Ni el calabozo, que conoció repetidas veces, logró doblegarlo. A una señora que le expresaba su aflicción porque en cierta ocasión había sido detenido y llevado a la cárcel, Anacleto le decía:

«Somos varios los jóvenes que estamos presos, pero vivimos muy contentos en la cárcel. Tenemos ya establecido un catecismo para los demás prisioneros; rezamos todas las noches el rosario en común, y en el día… ya usted lo sabe, trabajamos, acarreamos la leña para la cocina, llevamos la basura… Total, unas vacaciones pasadas por el amor de Dios. Pero no hay que dudar, este es el camino por donde los pueblos hacen las grandes conquistas».

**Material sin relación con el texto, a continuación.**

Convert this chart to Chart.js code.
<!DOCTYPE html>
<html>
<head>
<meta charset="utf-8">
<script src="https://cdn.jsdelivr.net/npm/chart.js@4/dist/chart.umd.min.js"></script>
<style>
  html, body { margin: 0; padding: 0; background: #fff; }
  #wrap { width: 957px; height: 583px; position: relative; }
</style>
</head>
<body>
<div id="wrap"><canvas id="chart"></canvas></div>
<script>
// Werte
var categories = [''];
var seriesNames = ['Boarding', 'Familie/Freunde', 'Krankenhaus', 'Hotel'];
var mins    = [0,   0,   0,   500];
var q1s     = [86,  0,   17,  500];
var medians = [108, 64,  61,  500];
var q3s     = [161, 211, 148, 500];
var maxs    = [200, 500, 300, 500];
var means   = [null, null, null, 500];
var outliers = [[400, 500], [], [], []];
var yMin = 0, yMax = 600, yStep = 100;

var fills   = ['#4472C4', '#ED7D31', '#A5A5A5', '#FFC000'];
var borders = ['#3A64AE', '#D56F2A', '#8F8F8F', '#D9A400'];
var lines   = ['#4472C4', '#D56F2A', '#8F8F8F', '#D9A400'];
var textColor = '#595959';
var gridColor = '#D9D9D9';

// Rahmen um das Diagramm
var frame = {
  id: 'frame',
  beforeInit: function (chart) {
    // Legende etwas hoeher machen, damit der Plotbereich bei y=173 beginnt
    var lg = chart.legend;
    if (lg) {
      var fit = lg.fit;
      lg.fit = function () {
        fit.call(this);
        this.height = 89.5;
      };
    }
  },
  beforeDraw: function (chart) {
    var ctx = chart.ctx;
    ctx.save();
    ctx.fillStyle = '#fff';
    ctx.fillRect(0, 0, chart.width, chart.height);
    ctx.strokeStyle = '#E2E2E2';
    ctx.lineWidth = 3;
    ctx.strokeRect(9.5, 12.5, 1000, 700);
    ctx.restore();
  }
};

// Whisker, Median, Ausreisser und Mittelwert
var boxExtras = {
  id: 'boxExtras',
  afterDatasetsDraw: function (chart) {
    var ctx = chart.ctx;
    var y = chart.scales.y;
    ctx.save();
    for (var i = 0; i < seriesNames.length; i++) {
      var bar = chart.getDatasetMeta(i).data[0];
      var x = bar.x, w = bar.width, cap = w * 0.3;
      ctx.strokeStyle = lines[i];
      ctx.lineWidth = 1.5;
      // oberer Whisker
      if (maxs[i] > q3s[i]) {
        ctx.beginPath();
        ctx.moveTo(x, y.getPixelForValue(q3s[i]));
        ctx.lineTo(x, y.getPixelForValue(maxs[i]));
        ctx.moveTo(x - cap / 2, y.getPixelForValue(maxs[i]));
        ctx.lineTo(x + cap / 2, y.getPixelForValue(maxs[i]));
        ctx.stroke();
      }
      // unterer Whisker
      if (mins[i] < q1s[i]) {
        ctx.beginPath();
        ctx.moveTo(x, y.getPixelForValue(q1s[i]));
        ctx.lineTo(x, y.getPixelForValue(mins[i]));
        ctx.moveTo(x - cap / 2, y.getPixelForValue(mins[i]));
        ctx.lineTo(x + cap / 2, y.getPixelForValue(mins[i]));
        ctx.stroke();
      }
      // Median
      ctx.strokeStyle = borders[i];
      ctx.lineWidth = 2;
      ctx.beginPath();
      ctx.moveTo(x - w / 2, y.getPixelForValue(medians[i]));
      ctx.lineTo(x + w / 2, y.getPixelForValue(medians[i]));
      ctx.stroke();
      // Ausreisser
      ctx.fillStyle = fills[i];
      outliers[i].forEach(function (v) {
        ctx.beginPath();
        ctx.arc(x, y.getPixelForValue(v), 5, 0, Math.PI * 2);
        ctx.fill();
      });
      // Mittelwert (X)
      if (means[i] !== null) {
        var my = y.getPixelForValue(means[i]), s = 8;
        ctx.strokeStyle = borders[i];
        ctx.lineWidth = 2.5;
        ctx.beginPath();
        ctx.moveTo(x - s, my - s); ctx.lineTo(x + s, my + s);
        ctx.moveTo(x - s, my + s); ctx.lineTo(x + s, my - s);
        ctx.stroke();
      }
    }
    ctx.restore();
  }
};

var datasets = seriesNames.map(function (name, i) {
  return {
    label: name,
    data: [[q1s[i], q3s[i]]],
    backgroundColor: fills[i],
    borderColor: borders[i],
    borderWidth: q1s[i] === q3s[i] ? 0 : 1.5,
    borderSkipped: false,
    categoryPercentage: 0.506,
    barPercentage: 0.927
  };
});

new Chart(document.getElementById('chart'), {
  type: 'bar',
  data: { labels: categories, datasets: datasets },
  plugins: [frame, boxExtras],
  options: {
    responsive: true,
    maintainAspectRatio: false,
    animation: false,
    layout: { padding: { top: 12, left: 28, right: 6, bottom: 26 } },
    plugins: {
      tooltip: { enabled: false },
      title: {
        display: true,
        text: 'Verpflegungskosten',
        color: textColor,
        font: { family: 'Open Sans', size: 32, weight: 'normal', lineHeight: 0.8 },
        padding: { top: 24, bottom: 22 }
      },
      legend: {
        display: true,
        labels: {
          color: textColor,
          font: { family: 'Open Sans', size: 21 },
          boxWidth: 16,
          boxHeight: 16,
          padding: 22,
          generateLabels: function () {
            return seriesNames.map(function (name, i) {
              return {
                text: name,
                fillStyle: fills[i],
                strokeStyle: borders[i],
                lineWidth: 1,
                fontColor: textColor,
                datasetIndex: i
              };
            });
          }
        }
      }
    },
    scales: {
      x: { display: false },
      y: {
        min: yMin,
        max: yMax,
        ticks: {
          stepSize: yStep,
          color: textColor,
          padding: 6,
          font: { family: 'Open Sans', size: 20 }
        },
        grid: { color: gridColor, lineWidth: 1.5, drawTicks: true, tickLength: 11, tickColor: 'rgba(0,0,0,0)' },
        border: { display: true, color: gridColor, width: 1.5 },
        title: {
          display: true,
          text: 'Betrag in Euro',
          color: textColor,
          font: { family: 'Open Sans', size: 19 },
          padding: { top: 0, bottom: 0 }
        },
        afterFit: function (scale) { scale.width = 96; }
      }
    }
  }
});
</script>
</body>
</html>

No en vano había escrito: «En las páginas de historia del Cristianismo siempre se va a la cárcel un día antes de la victoria». Cumplía a la letra aquello que atribuía a los grandes conductores: acometividad para abrirse paso y llegar; persistencia en quedarse, a pesar de todas las vicisitudes; y fuerte e incansable inquietud por dejar una sucesión. En este trabajo de formación de dirigentes veía la necesidad de proponer paradigmas, espejos donde mirarse. Por ejemplo el gran obispo Manríquez y Zárate, de quien decía:

«Tiene en medio de nosotros un alto y fuerte significado. Es él, en la medida en que lo puede ser un hombre, la expresión más alta de la soberanía de la verdad y la recia arquitectura del orden moral forjado en las fraguas únicas de la doctrina católica… El hombre moral ha aparecido con toda la fisonomía radiante y el gesto contagioso, invenciblemente contagioso, del Maestro».

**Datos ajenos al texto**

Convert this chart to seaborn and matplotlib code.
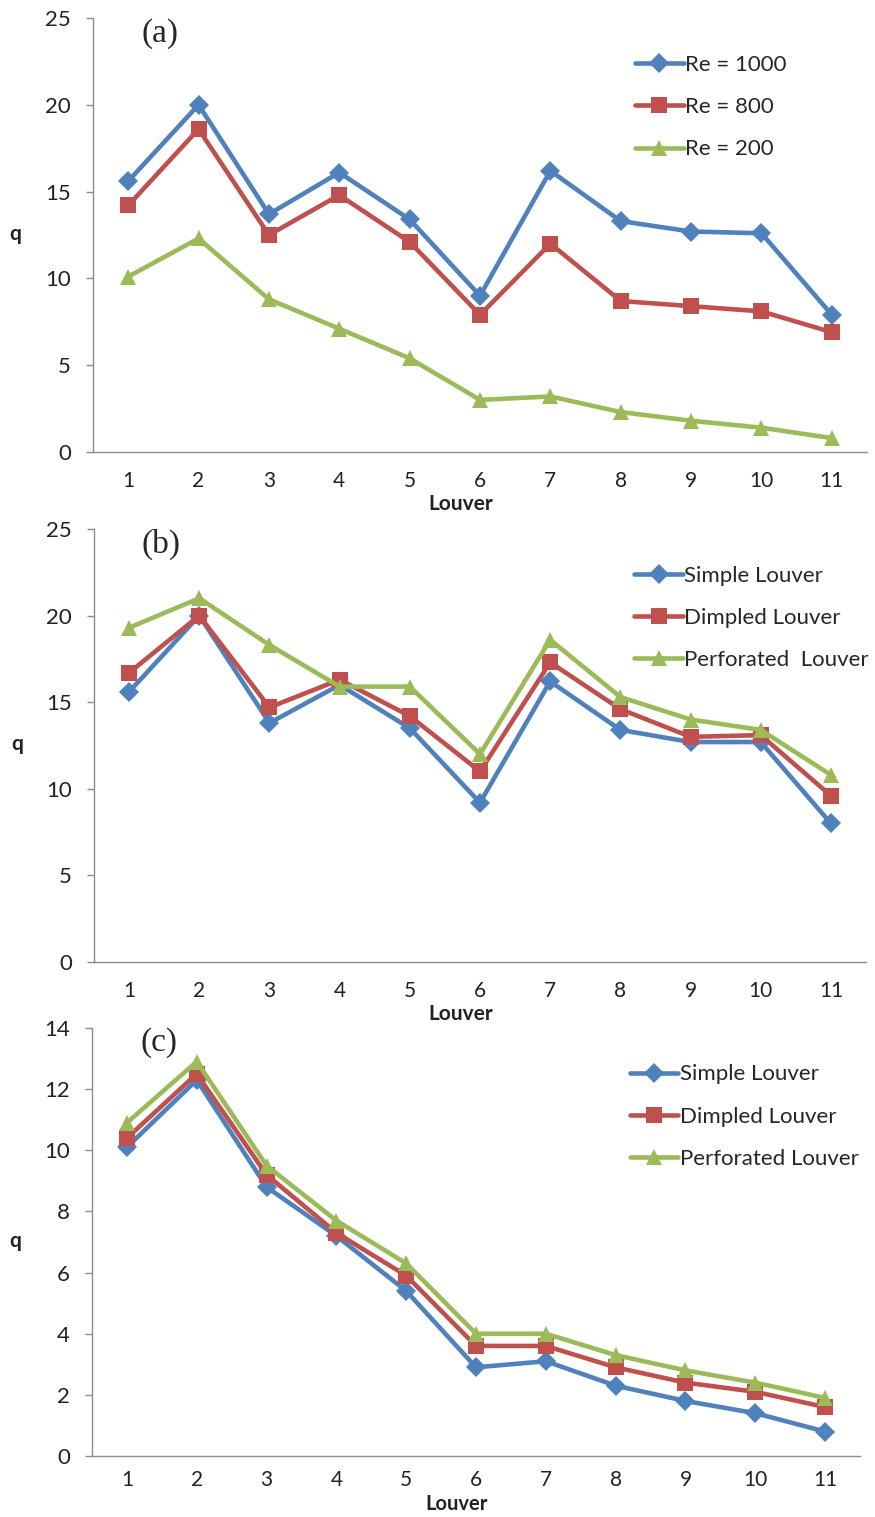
import numpy as np
import pandas as pd
import matplotlib.pyplot as plt
from matplotlib.ticker import MultipleLocator
import seaborn as sns

# Datos
louver = list(range(1, 12))

# (a) Simple louver para distintos Re
a_re1000 = [15.6, 20.0, 13.7, 16.1, 13.4, 9.0, 16.2, 13.3, 12.7, 12.6, 7.9]
a_re800 = [14.2, 18.6, 12.5, 14.8, 12.1, 7.9, 12.0, 8.7, 8.4, 8.1, 6.9]
a_re200 = [10.1, 12.3, 8.8, 7.1, 5.4, 3.0, 3.2, 2.3, 1.8, 1.4, 0.8]

# (b) distintos louvers
b_simple = [15.6, 20.0, 13.8, 16.0, 13.5, 9.2, 16.2, 13.4, 12.7, 12.7, 8.0]
b_dimpled = [16.7, 20.0, 14.7, 16.3, 14.2, 11.0, 17.3, 14.6, 13.0, 13.1, 9.6]
b_perforated = [19.3, 21.0, 18.3, 15.9, 15.9, 12.0, 18.6, 15.3, 14.0, 13.4, 10.8]

# (c) distintos louvers
c_simple = [10.1, 12.3, 8.8, 7.2, 5.4, 2.9, 3.1, 2.3, 1.8, 1.4, 0.8]
c_dimpled = [10.4, 12.5, 9.2, 7.3, 5.9, 3.6, 3.6, 2.9, 2.4, 2.1, 1.6]
c_perforated = [10.9, 12.9, 9.5, 7.7, 6.3, 4.0, 4.0, 3.3, 2.8, 2.4, 1.9]

labels_a = ['Re = 1000', 'Re = 800', 'Re = 200']
labels_b = ['Simple Louver', 'Dimpled Louver', 'Perforated  Louver']
labels_c = ['Simple Louver', 'Dimpled Louver', 'Perforated Louver']

# Estilo
sns.set_theme(style="white")
plt.rcParams['font.family'] = ['Lato', 'DejaVu Sans']

colores = ['#4F81BD', '#C0504D', '#9BBB59']
marcadores = ['D', 's', '^']
tam_marcador = [10, 11, 12]
gris = '#8c8c8c'
texto = '#222222'

fig = plt.figure(figsize=(8.75, 15.17), dpi=100)

# letra, series, etiquetas, ymax, paso, posición, pad ticks x, y de "Louver", tamaño "Louver"
paneles = [
    ('(a)', [a_re1000, a_re800, a_re200], labels_a, 25, 5,
     [93 / 875, 1065 / 1517, 774 / 875, 434 / 1517], 14, -0.097, 15),
    ('(b)', [b_simple, b_dimpled, b_perforated], labels_b, 25, 5,
     [94 / 875, 555 / 1517, 772 / 875, 433 / 1517], 14, -0.097, 15),
    ('(c)', [c_simple, c_dimpled, c_perforated], labels_c, 14, 2,
     [92 / 875, 61 / 1517, 768 / 875, 428 / 1517], 10, -0.088, 14.5),
]

for letra, series, etiquetas, ymax, paso, pos, pad_x, y_louver, tam_louver in paneles:
    ax = fig.add_axes(pos)
    for vals, lab, col, mk, ms in zip(series, etiquetas, colores, marcadores, tam_marcador):
        df = pd.DataFrame({'Louver': louver, 'q': vals})
        sns.lineplot(x='Louver', y='q', data=df, ax=ax, color=col, marker=mk,
                     markersize=ms, markeredgewidth=0, linewidth=3.3, label=lab,
                     clip_on=False)

    ax.set_xlim(0.5, 11.5)
    ax.set_ylim(0, ymax)
    ax.yaxis.set_major_locator(MultipleLocator(paso))

    # Ejes al estilo Excel
    for lado in ['top', 'right']:
        ax.spines[lado].set_visible(False)
    for lado in ['left', 'bottom']:
        ax.spines[lado].set_color(gris)
        ax.spines[lado].set_linewidth(1.0)

    ax.set_xticks(louver)
    ax.set_xticks(np.arange(0.5, 12, 1), minor=True)
    ax.tick_params(axis='x', which='major', length=0, pad=pad_x, labelsize=15, labelcolor=texto)
    ax.tick_params(axis='x', which='minor', length=5, width=1, color=gris, direction='out')
    ax.tick_params(axis='y', which='major', length=5, width=1, color=gris, direction='out',
                   pad=11, labelsize=16, labelcolor=texto, left=True)

    ax.set_xlabel('Louver', fontsize=tam_louver, fontweight='bold', color=texto)
    ax.xaxis.set_label_coords(0.475, y_louver)
    ax.set_ylabel('q', fontsize=15, fontweight='bold', rotation=0, color=texto)
    ax.yaxis.set_label_coords(-0.10, 0.48)

    ax.text(0.087, 0.965, letra, transform=ax.transAxes, fontsize=24,
            family='Liberation Serif', ha='center', va='center')

    ax.legend(loc='upper left', bbox_to_anchor=(0.70, 0.915), frameon=False,
              fontsize=16, handlelength=2.2, handletextpad=0.05, labelspacing=1.0,
              borderpad=0, borderaxespad=0)

plt.savefig('out.png', dpi=100)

Según lo señalaba más arriba uno de sus discípulos, a Anacleto nunca le faltaron ocasiones, en el México oficial corrompido de aquel tiempo, de lograr una posición económica más que regular. Estimó como grave injuria la proposición que le hicieron algunos agentes de las logias, para que ingresase en la Masonería, que deseaba contar entre los hermanos a un dirigente de sus talentos y arrastre. Los opositores de Anacleto tenían también amigos en el alto Clero. Abogados influyentes iban por la mañana al Obispado y por la tarde visitaban al Gobernador, proponiendo un cambio de táctica: en vez del enfrentamiento, la componenda. No lo conocían a este hombre, que estaba a mil leguas de todas las transacciones y los enjuagues, por disimulados que fuesen, el mismo que decía:

«El gesto del mártir ha sido en todos los tiempos el único que ha sabido, que ha podido triunfar de todos los tiranos, llámense emperadores, reyes, gobernantes o presidentes».

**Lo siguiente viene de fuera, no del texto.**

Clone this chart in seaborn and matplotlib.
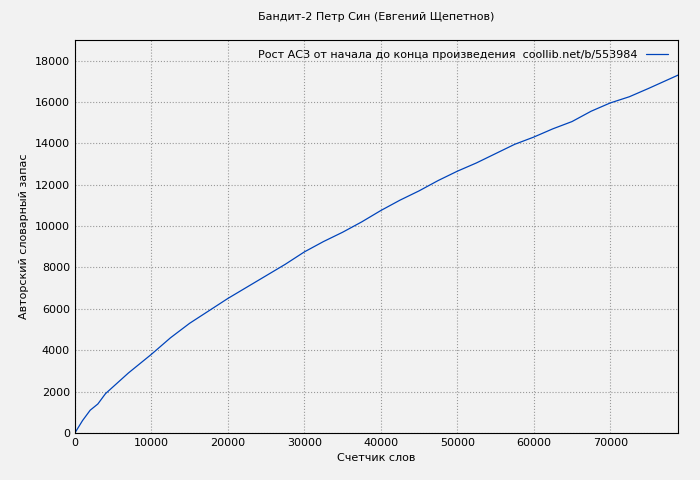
import matplotlib
matplotlib.use("Agg")
import matplotlib.pyplot as plt
import seaborn as sns
import pandas as pd

words = [0, 1000, 2000, 3000, 4000, 5500, 7000, 8500, 10000, 12500, 15000, 17500, 20000,
         22500, 25000, 27500, 30000, 32500, 35000, 37500, 40000, 42500, 45000, 47500,
         50000, 52500, 55000, 57500, 60000, 62500, 65000, 67500, 70000, 72500, 75000, 78900]
vocab = [0, 600, 1100, 1400, 1900, 2400, 2900, 3350, 3800, 4600, 5300, 5900, 6500,
         7050, 7600, 8150, 8750, 9250, 9700, 10200, 10750, 11250, 11700, 12200,
         12650, 13050, 13500, 13950, 14300, 14700, 15050, 15550, 15950, 16250, 16650, 17300]
df = pd.DataFrame({"x": words, "y": vocab})

sns.set_style("whitegrid")
plt.rcParams['font.family'] = ['DejaVu Sans']
fig, ax = plt.subplots(figsize=(7, 4.8), dpi=100)
fig.patch.set_facecolor("#f2f2f2")
ax.set_facecolor("#f2f2f2")
sns.lineplot(data=df, x="x", y="y", ax=ax, color="#0044bb", linewidth=0.9,
             label="Рост АСЗ от начала до конца произведения  coollib.net/b/553984")
ax.set_xlim(0, 78900)
ax.set_ylim(0, 19000)
ax.set_xticks(range(0, 78000, 10000))
ax.set_yticks(range(0, 19000, 2000))
ax.grid(True, color="#999999", linestyle=":", linewidth=0.8)
for s in ax.spines.values():
    s.set_color("black"); s.set_linewidth(0.8)
ax.tick_params(labelsize=8, length=3, direction="in", colors="black")
ax.set_xlabel("Счетчик слов", fontsize=8, color="black")
ax.set_ylabel("Авторский словарный запас", fontsize=8, color="black")
ax.set_title("Бандит-2 Петр Син (Евгений Щепетнов)", fontsize=8, pad=14, color="black")
leg = ax.legend(loc="upper right", frameon=False, fontsize=8, markerfirst=False)
for t in leg.get_texts():
    t.set_color("black")
fig.subplots_adjust(left=0.107, right=0.969, top=0.917, bottom=0.098)
fig.savefig("out.png", facecolor=fig.get_facecolor())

Así fue Anacleto, el gran caudillo del catolicismo mexicano. Sus actividades pronto se tradujeron en una intensificación de la presencia de los católicos, principalmente en el Estado de Jalisco. Se abandonaba ya, en todos los ambientes, la apatía y dejadez que durante tanto tiempo habían reinado. Era evidente que se estaban gestando los hombres del futuro político, cultural y religioso de México.